De acordo com a área técnica da CVM, Caio Galli teria auferido vantagem correspondente a R$ 4.779 com a “troca” de ALPA PN por ALPA ON em 10 de abril, enquanto Julio Cesar teria obtido lucro de R$ 9.420.

Em 23 de maio, contudo, a Alpargatas cancelou a sua operação de migração ao Novo Mercado.

Defesa

Os acusados alegaram que a conversa entre Silvio Tini e Caio Galli estava baseada exclusivamente na observação sobre o spread atípico entre ações ordinárias e preferenciais da Alpargatas naquele momento, o que seria um dado público.

Silvio Tini alega que não detinha uma informação privilegiada, tendo em vista que “até a divulgação do Fato Relevante, o controlador podia simplesmente alterar a proposta da relação de troca ou simplesmente decidir não promover a migração para o Novo Mercado”.

Eles até alegaram que o investimento nas ações da Alpargatas era respaldado em relatório de análise especializado divulgado em 10 de março de 2017, pelo Itaú BBA.

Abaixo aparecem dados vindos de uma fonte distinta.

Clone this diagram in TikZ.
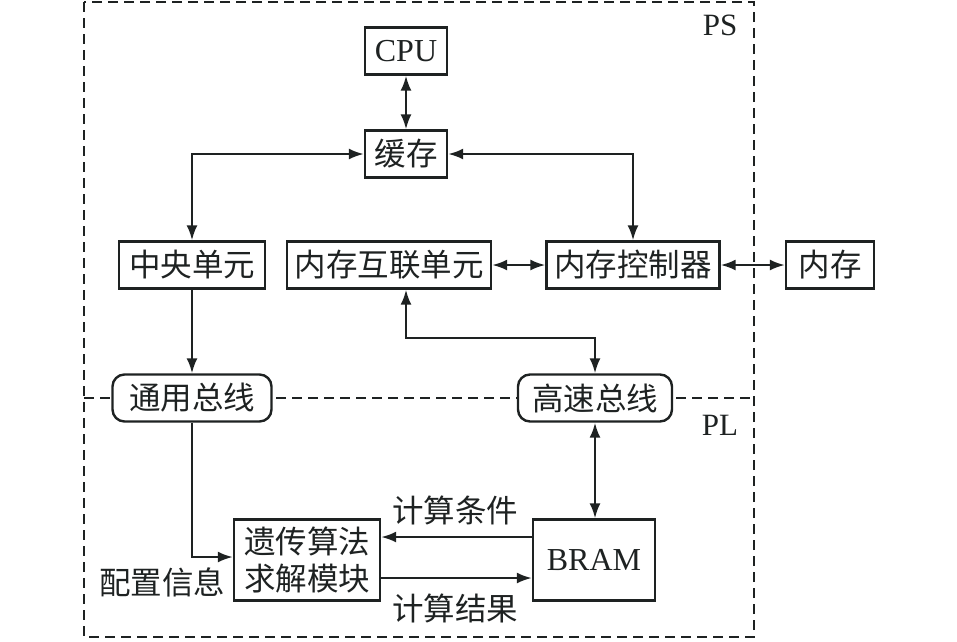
\documentclass[tikz,border=0pt]{standalone}
\usepackage{fontspec}
\setmainfont{Liberation Serif}
\newfontfamily\cjk{Noto Sans CJK SC}
\usetikzlibrary{arrows.meta,calc}
\definecolor{lc}{RGB}{30,34,34}
\tikzset{
  box/.style={draw=lc,line width=2.4pt,fill=white,inner sep=0pt,minimum height=47pt,text=lc,font=\cjk\fontsize{31.5}{34}\selectfont},
  bus/.style={box,rounded corners=12pt},
  lbl/.style={text=lc,inner sep=0pt,font=\cjk\fontsize{31.5}{34}\selectfont},
  con/.style={draw=lc,line width=2.2pt,arrows={-Latex[length=15pt,width=11pt]}},
  bi/.style={draw=lc,line width=2.2pt,arrows={Latex[length=15pt,width=11pt]-Latex[length=15pt,width=11pt]}},
  frame/.style={draw=lc,line width=2.4pt,dash pattern=on 10pt off 6pt}
}
\begin{document}
\begin{tikzpicture}[x=1pt,y=-1pt]
\useasboundingbox (0,0) rectangle (957,641);
% frame
\draw[frame] (84,2) rectangle (754,637);
\draw[frame] (84,398) -- (754,398);
\node[text=lc,inner sep=0pt,font=\fontsize{31}{34}\selectfont] (ps) at (720,25) {PS};
\node[text=lc,inner sep=0pt,font=\fontsize{31}{34}\selectfont] (pl) at (720,425) {PL};
% nodes
\node[box,minimum width=82pt,font=\fontsize{32}{36}\selectfont] (cpu) at (406,51) {CPU};
\node[box,minimum width=82pt] (hc) at (406,154) {缓存};
\node[box,minimum width=146pt] (zy) at (192,265) {中央单元};
\node[box,minimum width=204pt] (hl) at (389,265) {内存互联单元};
\node[box,minimum width=173pt] (mc) at (633,265) {内存控制器};
\node[box,minimum width=88pt] (nc) at (830,265) {内存};
\node[bus,minimum width=159pt] (tb) at (192,398) {通用总线};
\node[bus,minimum width=154pt] (gs) at (595,398) {高速总线};
\node[box,minimum width=146pt,minimum height=81pt,align=center,font=\cjk\fontsize{31.5}{37}\selectfont] (yc) at (307,560) {遗传算法\\求解模块};
\node[box,minimum width=122pt,minimum height=81pt,font=\fontsize{32}{36}\selectfont] (bram) at (594,560) {BRAM};
% labels
\node[lbl] (tj) at (455,510) {计算条件};
\node[lbl] (jg) at (455,608) {计算结果};
\node[lbl] (pz) at (162,582) {配置信息};
% connectors
\coordinate (mid) at (500,338);
\draw[bi] (cpu) -- (hc);
\draw[bi] (hc.west) -| (zy.north);
\draw[bi] (hc.east) -| (mc.north);
\draw[bi] (hl) -- (mc);
\draw[bi] (mc) -- (nc);
\draw[con] (zy) -- (tb);
\draw[bi] (hl.south -| hc) |- (mid) -| (gs.north);
\draw[bi] (gs) -- (gs |- bram.north);
\draw[con] (tb.south) |- ($(yc.west)+(0,-3)$);
\draw[con] ($(bram.west)+(0,-23)$) -- ($(yc.east)+(0,-23)$);
\draw[con] ($(yc.east)+(0,18)$) -- ($(bram.west)+(0,18)$);
\end{tikzpicture}
\end{document}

Caio Galli e Júlio César também argumentaram que mantiveram suas ações ALPA3 em carteira por meses (até 2018, no caso de Júlio César, e até 2019, no caso de Caio Galli), “o que evidenciaria a ausência do requisito doloso de obtenção de vantagem ilícita para configurar a prática de insider trading”.